Complicating matters still further, so much energy is spent in processing poorer ores, that on current technology, ores of less than 0.01% purity are uneconomic and have EPRs of less than 1. This doesn't stop nuclear spin-doctors from gloating about the zillions of tonnes of Uranium to be found in rocks (at concentrations of 0.0004%) and in seawater (at concentrations of 0.0000002%).
If that is not complicated enough, it is possible to run most power reactors on a fuel containing up to 30% MOX, which is a mixture of Uranium and Plutonium oxides. The Plutonium comes from the recycling process, and the Uranium can come from either recycling or fresh mining. This reduces the amount of Plutonium that has to be either permanently stored (and potentially diverted to weapons production), and so indirectly reduces costs for the nuclear industry. However conventional reactor designs cannot utilise all the Plutonium produced, so this does not solve all the problems.

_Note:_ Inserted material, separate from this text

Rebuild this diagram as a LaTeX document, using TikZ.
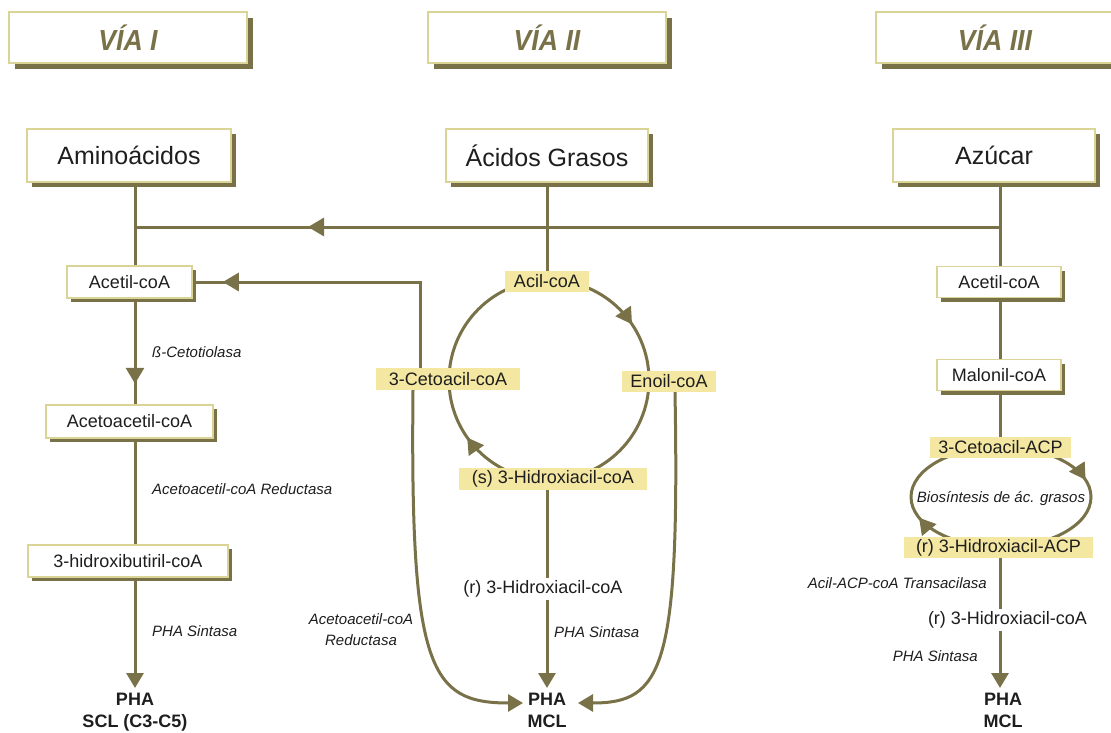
\documentclass[tikz,border=0pt]{standalone}
\usepackage{fontspec}
\setmainfont{Liberation Sans}
\newfontfamily\hdrfont[FakeStretch=0.92]{Liberation Sans}
\usetikzlibrary{arrows.meta,shadows,decorations.markings,calc}
\definecolor{lineol}{RGB}{121,113,72}
\definecolor{bordc}{RGB}{218,212,150}
\definecolor{hlc}{RGB}{244,231,161}
\definecolor{txtc}{RGB}{30,30,30}
\pgfdeclarelayer{bg}
\pgfdeclarelayer{lines}
\pgfsetlayers{bg,lines,main}
\tikzset{
  ln/.style={draw=lineol, line width=3pt},
  ar/.style={-{Triangle[length=15pt,width=17pt]}},
  midar/.style={postaction={decorate,decoration={markings,mark=at position #1 with {\arrow[lineol]{Triangle[length=16pt,width=18pt]}}}}},
  twoar/.style 2 args={postaction={decorate,decoration={markings,
      mark=at position #1 with {\arrow[lineol]{Triangle[length=16pt,width=18pt]}},
      mark=at position #2 with {\arrow[lineol]{Triangle[length=16pt,width=18pt]}}}}},
  hdr/.style={draw=bordc, line width=1.5pt, fill=white, minimum width=238pt, minimum height=51pt,
      drop shadow={shadow xshift=6pt, shadow yshift=-6pt, fill=lineol, opacity=1},
      font=\hdrfont\fontsize{29}{34}\selectfont\bfseries\itshape, text=lineol},
  bigbox/.style={draw=bordc, line width=1.5pt, fill=white, inner sep=0pt,
      drop shadow={shadow xshift=5pt, shadow yshift=-5pt, fill=lineol, opacity=1},
      font=\fontsize{25}{30}\selectfont, text=txtc},
  smbox/.style={draw=bordc, line width=1.5pt, fill=white, inner sep=0pt,
      drop shadow={shadow xshift=4pt, shadow yshift=-4pt, fill=lineol, opacity=1},
      font=\fontsize{18}{22}\selectfont, text=txtc},
  hl/.style={fill=hlc, inner sep=0pt, font=\fontsize{18}{22}\selectfont, text=txtc},
  txt/.style={inner xsep=0pt, inner ysep=2pt, font=\fontsize{18}{22}\selectfont, text=txtc},
  lab/.style={inner sep=0pt, font=\fontsize{15}{21}\selectfont\itshape, text=txtc},
  pha/.style={inner sep=0pt, align=center, font=\fontsize{18}{22}\selectfont\bfseries, text=txtc}
}
\begin{document}
\begin{tikzpicture}[x=1pt,y=-1pt]
\begin{pgfonlayer}{bg}
\fill[white] (0,0) rectangle (1111,733);
\end{pgfonlayer}
\useasboundingbox (0,0) rectangle (1111,733);

% headers
\node[hdr] (h1) at (128,37.5) {VÍA I};
\node[hdr] (h2) at (547,37.5) {VÍA II};
\node[hdr] (h3) at (995,37.5) {VÍA III};

% sources
\node[bigbox, minimum width=204pt, minimum height=53pt] (amino) at (129,155.5) {Aminoácidos};
\node[bigbox, minimum width=202pt, minimum height=53pt] (grasos) at (547,155.5) {Ácidos Grasos};
\node[bigbox, minimum width=202pt, minimum height=53pt] (azu) at (994,155.5) {Azúcar};

% left column boxes
\node[smbox, minimum width=125pt, minimum height=32pt] (acL) at (129.5,282) {Acetil-coA};
\node[smbox, minimum width=167pt, minimum height=33pt] (aa) at (129.5,421.5) {Acetoacetil-coA};
\node[smbox, minimum width=200pt, minimum height=32pt] (hb) at (128,561) {3-hidroxibutiril-coA};

% right column boxes
\node[smbox, minimum width=124pt, minimum height=31pt] (acR) at (999,282) {Acetil-coA};
\node[smbox, minimum width=124pt, minimum height=31pt] (mal) at (999,375) {Malonil-coA};

% highlighted
\node[hl, minimum width=84pt, minimum height=21pt] (acil) at (547,281.5) {Acil-coA};
\node[hl, minimum width=144pt, minimum height=22pt] (ceto) at (448,379) {3-Cetoacil-coA};
\node[hl, minimum width=94pt, minimum height=21pt] (enoil) at (669,381.5) {Enoil-coA};
\node[hl, minimum width=188pt, minimum height=22pt] (sh) at (553,479) {(s) 3-Hidroxiacil-coA};
\node[hl, minimum width=141pt, minimum height=21pt] (cacp) at (1000.5,447.5) {3-Cetoacil-ACP};
\node[hl, minimum width=189pt, minimum height=21pt] (hacp) at (998.5,547.5) {(r) 3-Hidroxiacil-ACP};

% plain texts
\node[txt] (rM) at (543,589) {(r) 3-Hidroxiacil-coA};
\node[txt] (rR) at (1007.5,620) {(r) 3-Hidroxiacil-coA};

% enzyme labels
\node[lab, anchor=west] (l1) at (152,352) {ß-Cetotiolasa};
\node[lab, anchor=west] (l2) at (152,489) {Acetoacetil-coA Reductasa};
\node[lab, anchor=west] (l3) at (152,631) {PHA Sintasa};
\node[lab, anchor=west] (l4) at (554,632) {PHA Sintasa};
\node[lab, align=center] (l5) at (361,630) {Acetoacetil-coA\\Reductasa};
\node[lab, anchor=east] (l6) at (987,583) {Acil-ACP-coA Transacilasa};
\node[lab, anchor=east] (l7) at (978,656) {PHA Sintasa};
\node[lab] (l8) at (1001,499) {Biosíntesis de ác. grasos};

% products
\node[pha, anchor=north] (p1) at (135,693) {PHA\\SCL (C3-C5)};
\node[pha, anchor=north] (p2) at (547,693) {PHA\\MCL};
\node[pha, anchor=north] (p3) at (1003,693) {PHA\\MCL};

% column coordinates
\coordinate (L) at (135,0);
\coordinate (M) at (547,0);
\coordinate (R) at (1000,0);
\coordinate (X) at (420,0);
\coordinate (X2) at (413,0);
\coordinate (X3) at (675,0);
\coordinate (jL) at (135,227);
\coordinate (jR) at (1000,227);
\coordinate (cyc) at (549,380);
\coordinate (ell) at (1001,497);

\begin{pgfonlayer}{lines}
\draw[ln] (amino.south -| L) -- (acL.north -| L);
\draw[ln] (azu.south -| R) -- (acR.north -| R);
\draw[ln, midar=692pt] (jR) -- (jL);
\draw[ln] (grasos.south -| M) -- (acil.north);
\draw[ln, midar=85pt] (acL.south -| L) -- (aa.north -| L);
\draw[ln] (aa.south -| L) -- (hb.north -| L);
\draw[ln, ar] (hb.south -| L) -- ($(p1.north)+(0,-5)$);
\draw[ln, midar=283pt] (ceto.north -| X) |- (acL.east);
% beta-oxidation cycle
\draw[ln, twoar={98pt}{410pt}] ($(cyc)+(0,-100)$) arc[start angle=90, end angle=-270, radius=100pt];
\draw[ln] (sh.south -| M) -- (rM.north -| M);
\draw[ln, ar] (rM.south -| M) -- ($(p2.north)+(0,-5)$);
\draw[ln, ar] (ceto.south -| X2) .. controls (410,670) and (430,703) .. ($(p2.north)+(-24,10)$);
\draw[ln, ar] (enoil.south -| X3) .. controls (680,670) and (662,703) .. ($(p2.north)+(31,10)$);
% right column
\draw[ln] (acR.south -| R) -- (mal.north -| R);
\draw[ln] (mal.south -| R) -- (cacp.north -| R);
\draw[ln, twoar={94pt}{314pt}] ($(ell)+(0,-50)$) arc[start angle=90, end angle=-270, x radius=90pt, y radius=50pt];
\draw[ln] (hacp.south -| R) -- (rR.north -| R);
\draw[ln, ar] (rR.south -| R) -- ($(p3.north)+(-3,-5)$);
\end{pgfonlayer}
\end{tikzpicture}
\end{document}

As at the end of 1995, about 970 tonnes of Plutonium had been created in the 180,000 tones of spent fuel Of this, about 185 tonnes had been separated, and 50 tonnes recycled as MOX fuel. Other methods of using all this Plutonium for thermal energy purposes are thought by the industry to be at least 30 years away.
Conclusion
There are a number of other factors affecting the economic viability of nuclear energy. The long-term storage of high-level nuclear wastes may have a technical solution, but it has not yet begun in a practical way, and almost all spent fuel rods are sitting in cooling ponds located at the power stations that created them.
The complete decommissioning of old reactors has scarcely begun, and improving safety standards make the economic burden of compliance almost impossible to calculate.
Perhaps the best indication of the state of the reprocessing industry is this story from Asahi Shimbun, 7th January 2005: The proliferation of uranium enrichment facilities around the world has recently led the head of the IAEA, Mohamed ElBaradei, to call for a global five-year moratorium on new enrichment and reprocessing facilities. This proposal will be discussed at the conference on the Nuclear Nonproliferation Treaty in New York in May 2005.
In conclusion I think that the number of variables in the possible strategies for fuelling nuclear reactors means that discounting the future of nuclear power on the basis of Peak Uranium is not yet proven. The nuclear industry uses lots of fossil energy in the mining, milling, enrichment and fabrication of nuclear fuel rods, so it may well be that Peak Oil makes the mining of sufficient Uranium to keep the nuclear industry going impossible.
The real solution to energy resource depletion is demand side management - using less. But given the ever-lasting growth paradigm we are almost universally engaged in, I cannot see an outcome other than a miltary struggle for control of the world's diminishing oil resources, such as we are currently seeing in Iraq. As supplies get tighter still, this will lead to World War 3.